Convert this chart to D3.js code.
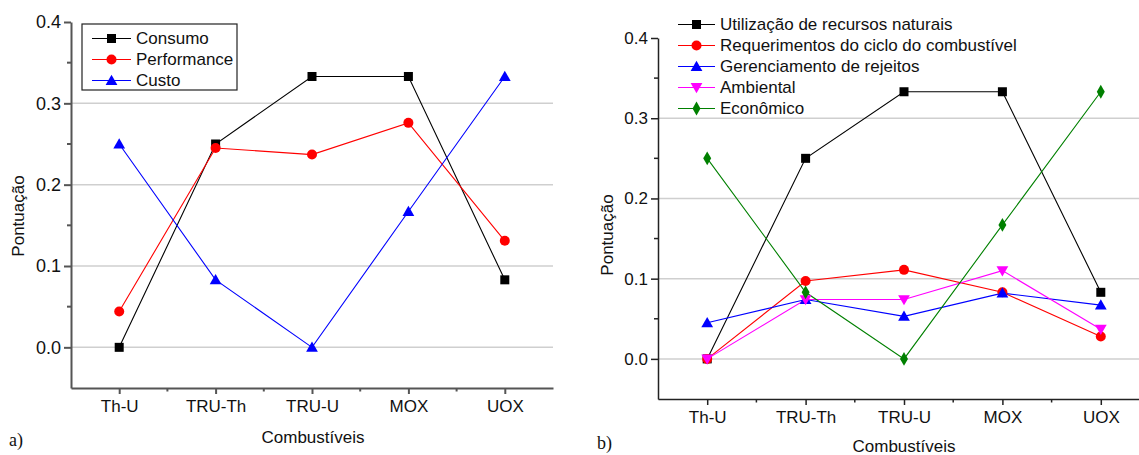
<!DOCTYPE html>
<html><head><meta charset="utf-8">
<script src="https://cdn.jsdelivr.net/npm/d3@7"></script>
<style>body{margin:0;background:#fff}svg{display:block}text{font-family:"Liberation Sans",Arial,sans-serif;fill:#111}</style>
</head><body><svg id="c" width="1139" height="455"></svg>
<script>
const categories = ["Th-U","TRU-Th","TRU-U","MOX","UOX"];
const yTicks = [0, 0.1, 0.2, 0.3, 0.4];
const yMinor = [0.05, 0.15, 0.25, 0.35];
// panel a
const aConsumo = [0, 0.25, 0.333, 0.333, 0.083];
const aPerformance = [0.044, 0.245, 0.237, 0.276, 0.131];
const aCusto = [0.25, 0.083, 0, 0.167, 0.333];
const aNames = ["Consumo", "Performance", "Custo"];
// panel b
const bUtilizacao = [0, 0.25, 0.333, 0.333, 0.083];
const bRequerimentos = [0, 0.097, 0.111, 0.083, 0.028];
const bGerenciamento = [0.045, 0.074, 0.053, 0.082, 0.067];
const bAmbiental = [0, 0.074, 0.074, 0.11, 0.037];
const bEconomico = [0.25, 0.083, 0, 0.167, 0.333];
const bNames = ["Utilização de recursos naturais", "Requerimentos do ciclo do combustível", "Gerenciamento de rejeitos", "Ambiental", "Econômico"];

const svg = d3.select("#c");

function marker(g, type, color, x, y) {
  if (type === "square") g.append("rect").attr("x", x-4.5).attr("y", y-4.5).attr("width", 9).attr("height", 9).attr("fill", color);
  else if (type === "circle") g.append("circle").attr("cx", x).attr("cy", y).attr("r", 5).attr("fill", color);
  else if (type === "tri") g.append("path").attr("d", d3.symbol(d3.symbolTriangle, 60)()).attr("transform", `translate(${x},${y+1})`).attr("fill", color);
  else if (type === "tridown") g.append("path").attr("d", d3.symbol(d3.symbolTriangle, 60)()).attr("transform", `translate(${x},${y-1}) rotate(180)`).attr("fill", color);
  else if (type === "diamond") g.append("path").attr("d", d3.symbol(d3.symbolDiamond, 55)()).attr("transform", `translate(${x},${y})`).attr("fill", color);
}

function panel(cfg) {
  const x = d3.scalePoint().domain(categories).range(cfg.xr).padding(0.5);
  const y = d3.scaleLinear().domain([-0.05, 0.4]).range(cfg.yr);
  const g = svg.append("g");
  // gridlines
  g.selectAll(".grid").data(yTicks.filter(d => d < 0.35)).enter().append("line")
    .attr("x1", cfg.xr[0]).attr("x2", cfg.gridEnd).attr("y1", d => y(d)).attr("y2", d => y(d))
    .attr("stroke", "#cfcfcf").attr("stroke-width", 1.5);
  // axes
  const ya = g.append("g").attr("transform", `translate(${cfg.xr[0]},0)`)
    .call(d3.axisLeft(y).tickValues(yTicks).tickFormat(d3.format(".1f")).tickSize(7).tickSizeOuter(0).tickPadding(3));
  ya.selectAll("text").style("font-size", cfg.yfs + "px").attr("fill", "#111");
  ya.selectAll("line,path").attr("stroke", cfg.axisColor).attr("stroke-width", cfg.axisW);
  g.selectAll(".ymin").data(yMinor).enter().append("line")
    .attr("x1", cfg.xr[0]-4).attr("x2", cfg.xr[0]).attr("y1", d => y(d)).attr("y2", d => y(d))
    .attr("stroke", cfg.axisColor).attr("stroke-width", cfg.axisW);
  const xa = g.append("g").attr("transform", `translate(0,${cfg.yr[0]})`)
    .call(d3.axisBottom(x).tickSize(6).tickSizeOuter(0).tickPadding(6));
  xa.selectAll("text").style("font-size", "17px").attr("fill", "#111");
  xa.selectAll("line,path").attr("stroke", cfg.axisColor).attr("stroke-width", cfg.axisW);
  const step = x.step();
  g.selectAll(".xmin").data(categories.slice(0, -1)).enter().append("line")
    .attr("x1", d => x(d) + step/2).attr("x2", d => x(d) + step/2)
    .attr("y1", cfg.yr[0]).attr("y2", cfg.yr[0] + 3.5)
    .attr("stroke", cfg.axisColor).attr("stroke-width", cfg.axisW);
  // series
  const line = d3.line().x((d, i) => x(categories[i])).y(d => y(d));
  cfg.series.forEach(s => {
    g.append("path").attr("d", line(s.values)).attr("fill", "none").attr("stroke", s.color).attr("stroke-width", 1.1);
  });
  cfg.series.forEach(s => {
    s.values.forEach((v, i) => marker(g, s.type, s.color, x(categories[i]), y(v)));
  });
  // titles
  g.append("text").attr("transform", `translate(${cfg.ytX},${cfg.ytY}) rotate(-90)`)
    .attr("text-anchor", "middle").attr("dy", "0.35em").style("font-size", "17px").text("Pontuação");
  g.append("text").attr("x", cfg.xtX).attr("y", cfg.xtY).attr("text-anchor", "middle").attr("dy", "0.35em")
    .style("font-size", "17px").text("Combustíveis");
  g.append("text").attr("x", cfg.labX).attr("y", cfg.labY).attr("dy", "0.35em")
    .style("font-family", "'Liberation Serif','Times New Roman',serif").style("font-size", "18px").text(cfg.label);
  // legend
  const lg = g.append("g");
  if (cfg.legendBox) {
    lg.append("rect").attr("x", cfg.legendBox[0]).attr("y", cfg.legendBox[1]).attr("width", cfg.legendBox[2]).attr("height", cfg.legendBox[3])
      .attr("fill", "#fff").attr("stroke", "#222").attr("stroke-width", 1.2);
  }
  cfg.series.forEach((s, i) => {
    const ly = cfg.legY0 + i * cfg.legDy;
    lg.append("line").attr("x1", cfg.legX).attr("x2", cfg.legX + cfg.legW).attr("y1", ly).attr("y2", ly)
      .attr("stroke", s.color).attr("stroke-width", 1.1);
    marker(lg, s.type, s.color, cfg.legX + cfg.legW/2, ly);
    lg.append("text").attr("x", cfg.legX + cfg.legW + 5).attr("y", ly).attr("dy", "0.35em")
      .style("font-size", "17px").text(s.name);
  });
}

panel({
  xr: [71, 553], yr: [388, 22], gridEnd: 553, axisColor: "#555", axisW: 2, yfs: 18,
  series: [
    {name: aNames[0], values: aConsumo, color: "#000000", type: "square"},
    {name: aNames[1], values: aPerformance, color: "#ff0000", type: "circle"},
    {name: aNames[2], values: aCusto, color: "#0000ff", type: "tri"}
  ],
  ytX: 18, ytY: 216, xtX: 313, xtY: 437, labX: 9, labY: 440, label: "a)",
  legendBox: [82, 24, 155, 66], legX: 92, legW: 39, legY0: 38.5, legDy: 21
});

panel({
  xr: [658, 1150], yr: [399, 38], gridEnd: 1150, axisColor: "#222", axisW: 1.5, yfs: 17,
  series: [
    {name: bNames[0], values: bUtilizacao, color: "#000000", type: "square"},
    {name: bNames[1], values: bRequerimentos, color: "#ff0000", type: "circle"},
    {name: bNames[2], values: bGerenciamento, color: "#0000ff", type: "tri"},
    {name: bNames[3], values: bAmbiental, color: "#ff00ff", type: "tridown"},
    {name: bNames[4], values: bEconomico, color: "#008000", type: "diamond"}
  ],
  ytX: 607, ytY: 235, xtX: 904, xtY: 446, labX: 597, labY: 443, label: "b)",
  legendBox: null, legX: 678, legW: 37, legY0: 24.5, legDy: 21
});
</script></body></html>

▶ _GOAL OF THE EXERCISE_
Without the pictures, write out all of the material exactly.

▶ _THE OUTPUT_
Convert this chart to D3.js code.
<!DOCTYPE html>
<html><head><meta charset="utf-8">
<script src="https://cdn.jsdelivr.net/npm/d3@7"></script>
<style>body{margin:0;background:#fff}svg{display:block}text{font-family:"Liberation Sans",Arial,sans-serif;fill:#111}</style>
</head><body><svg id="c" width="1139" height="455"></svg>
<script>
const categories = ["Th-U","TRU-Th","TRU-U","MOX","UOX"];
const yTicks = [0, 0.1, 0.2, 0.3, 0.4];
const yMinor = [0.05, 0.15, 0.25, 0.35];
// panel a
const aConsumo = [0, 0.25, 0.333, 0.333, 0.083];
const aPerformance = [0.044, 0.245, 0.237, 0.276, 0.131];
const aCusto = [0.25, 0.083, 0, 0.167, 0.333];
const aNames = ["Consumo", "Performance", "Custo"];
// panel b
const bUtilizacao = [0, 0.25, 0.333, 0.333, 0.083];
const bRequerimentos = [0, 0.097, 0.111, 0.083, 0.028];
const bGerenciamento = [0.045, 0.074, 0.053, 0.082, 0.067];
const bAmbiental = [0, 0.074, 0.074, 0.11, 0.037];
const bEconomico = [0.25, 0.083, 0, 0.167, 0.333];
const bNames = ["Utilização de recursos naturais", "Requerimentos do ciclo do combustível", "Gerenciamento de rejeitos", "Ambiental", "Econômico"];

const svg = d3.select("#c");

function marker(g, type, color, x, y) {
  if (type === "square") g.append("rect").attr("x", x-4.5).attr("y", y-4.5).attr("width", 9).attr("height", 9).attr("fill", color);
  else if (type === "circle") g.append("circle").attr("cx", x).attr("cy", y).attr("r", 5).attr("fill", color);
  else if (type === "tri") g.append("path").attr("d", d3.symbol(d3.symbolTriangle, 60)()).attr("transform", `translate(${x},${y+1})`).attr("fill", color);
  else if (type === "tridown") g.append("path").attr("d", d3.symbol(d3.symbolTriangle, 60)()).attr("transform", `translate(${x},${y-1}) rotate(180)`).attr("fill", color);
  else if (type === "diamond") g.append("path").attr("d", d3.symbol(d3.symbolDiamond, 55)()).attr("transform", `translate(${x},${y})`).attr("fill", color);
}

function panel(cfg) {
  const x = d3.scalePoint().domain(categories).range(cfg.xr).padding(0.5);
  const y = d3.scaleLinear().domain([-0.05, 0.4]).range(cfg.yr);
  const g = svg.append("g");
  // gridlines
  g.selectAll(".grid").data(yTicks.filter(d => d < 0.35)).enter().append("line")
    .attr("x1", cfg.xr[0]).attr("x2", cfg.gridEnd).attr("y1", d => y(d)).attr("y2", d => y(d))
    .attr("stroke", "#cfcfcf").attr("stroke-width", 1.5);
  // axes
  const ya = g.append("g").attr("transform", `translate(${cfg.xr[0]},0)`)
    .call(d3.axisLeft(y).tickValues(yTicks).tickFormat(d3.format(".1f")).tickSize(7).tickSizeOuter(0).tickPadding(3));
  ya.selectAll("text").style("font-size", cfg.yfs + "px").attr("fill", "#111");
  ya.selectAll("line,path").attr("stroke", cfg.axisColor).attr("stroke-width", cfg.axisW);
  g.selectAll(".ymin").data(yMinor).enter().append("line")
    .attr("x1", cfg.xr[0]-4).attr("x2", cfg.xr[0]).attr("y1", d => y(d)).attr("y2", d => y(d))
    .attr("stroke", cfg.axisColor).attr("stroke-width", cfg.axisW);
  const xa = g.append("g").attr("transform", `translate(0,${cfg.yr[0]})`)
    .call(d3.axisBottom(x).tickSize(6).tickSizeOuter(0).tickPadding(6));
  xa.selectAll("text").style("font-size", "17px").attr("fill", "#111");
  xa.selectAll("line,path").attr("stroke", cfg.axisColor).attr("stroke-width", cfg.axisW);
  const step = x.step();
  g.selectAll(".xmin").data(categories.slice(0, -1)).enter().append("line")
    .attr("x1", d => x(d) + step/2).attr("x2", d => x(d) + step/2)
    .attr("y1", cfg.yr[0]).attr("y2", cfg.yr[0] + 3.5)
    .attr("stroke", cfg.axisColor).attr("stroke-width", cfg.axisW);
  // series
  const line = d3.line().x((d, i) => x(categories[i])).y(d => y(d));
  cfg.series.forEach(s => {
    g.append("path").attr("d", line(s.values)).attr("fill", "none").attr("stroke", s.color).attr("stroke-width", 1.1);
  });
  cfg.series.forEach(s => {
    s.values.forEach((v, i) => marker(g, s.type, s.color, x(categories[i]), y(v)));
  });
  // titles
  g.append("text").attr("transform", `translate(${cfg.ytX},${cfg.ytY}) rotate(-90)`)
    .attr("text-anchor", "middle").attr("dy", "0.35em").style("font-size", "17px").text("Pontuação");
  g.append("text").attr("x", cfg.xtX).attr("y", cfg.xtY).attr("text-anchor", "middle").attr("dy", "0.35em")
    .style("font-size", "17px").text("Combustíveis");
  g.append("text").attr("x", cfg.labX).attr("y", cfg.labY).attr("dy", "0.35em")
    .style("font-family", "'Liberation Serif','Times New Roman',serif").style("font-size", "18px").text(cfg.label);
  // legend
  const lg = g.append("g");
  if (cfg.legendBox) {
    lg.append("rect").attr("x", cfg.legendBox[0]).attr("y", cfg.legendBox[1]).attr("width", cfg.legendBox[2]).attr("height", cfg.legendBox[3])
      .attr("fill", "#fff").attr("stroke", "#222").attr("stroke-width", 1.2);
  }
  cfg.series.forEach((s, i) => {
    const ly = cfg.legY0 + i * cfg.legDy;
    lg.append("line").attr("x1", cfg.legX).attr("x2", cfg.legX + cfg.legW).attr("y1", ly).attr("y2", ly)
      .attr("stroke", s.color).attr("stroke-width", 1.1);
    marker(lg, s.type, s.color, cfg.legX + cfg.legW/2, ly);
    lg.append("text").attr("x", cfg.legX + cfg.legW + 5).attr("y", ly).attr("dy", "0.35em")
      .style("font-size", "17px").text(s.name);
  });
}

panel({
  xr: [71, 553], yr: [388, 22], gridEnd: 553, axisColor: "#555", axisW: 2, yfs: 18,
  series: [
    {name: aNames[0], values: aConsumo, color: "#000000", type: "square"},
    {name: aNames[1], values: aPerformance, color: "#ff0000", type: "circle"},
    {name: aNames[2], values: aCusto, color: "#0000ff", type: "tri"}
  ],
  ytX: 18, ytY: 216, xtX: 313, xtY: 437, labX: 9, labY: 440, label: "a)",
  legendBox: [82, 24, 155, 66], legX: 92, legW: 39, legY0: 38.5, legDy: 21
});

panel({
  xr: [658, 1150], yr: [399, 38], gridEnd: 1150, axisColor: "#222", axisW: 1.5, yfs: 17,
  series: [
    {name: bNames[0], values: bUtilizacao, color: "#000000", type: "square"},
    {name: bNames[1], values: bRequerimentos, color: "#ff0000", type: "circle"},
    {name: bNames[2], values: bGerenciamento, color: "#0000ff", type: "tri"},
    {name: bNames[3], values: bAmbiental, color: "#ff00ff", type: "tridown"},
    {name: bNames[4], values: bEconomico, color: "#008000", type: "diamond"}
  ],
  ytX: 607, ytY: 235, xtX: 904, xtY: 446, labX: 597, labY: 443, label: "b)",
  legendBox: null, legX: 678, legW: 37, legY0: 24.5, legDy: 21
});
</script></body></html>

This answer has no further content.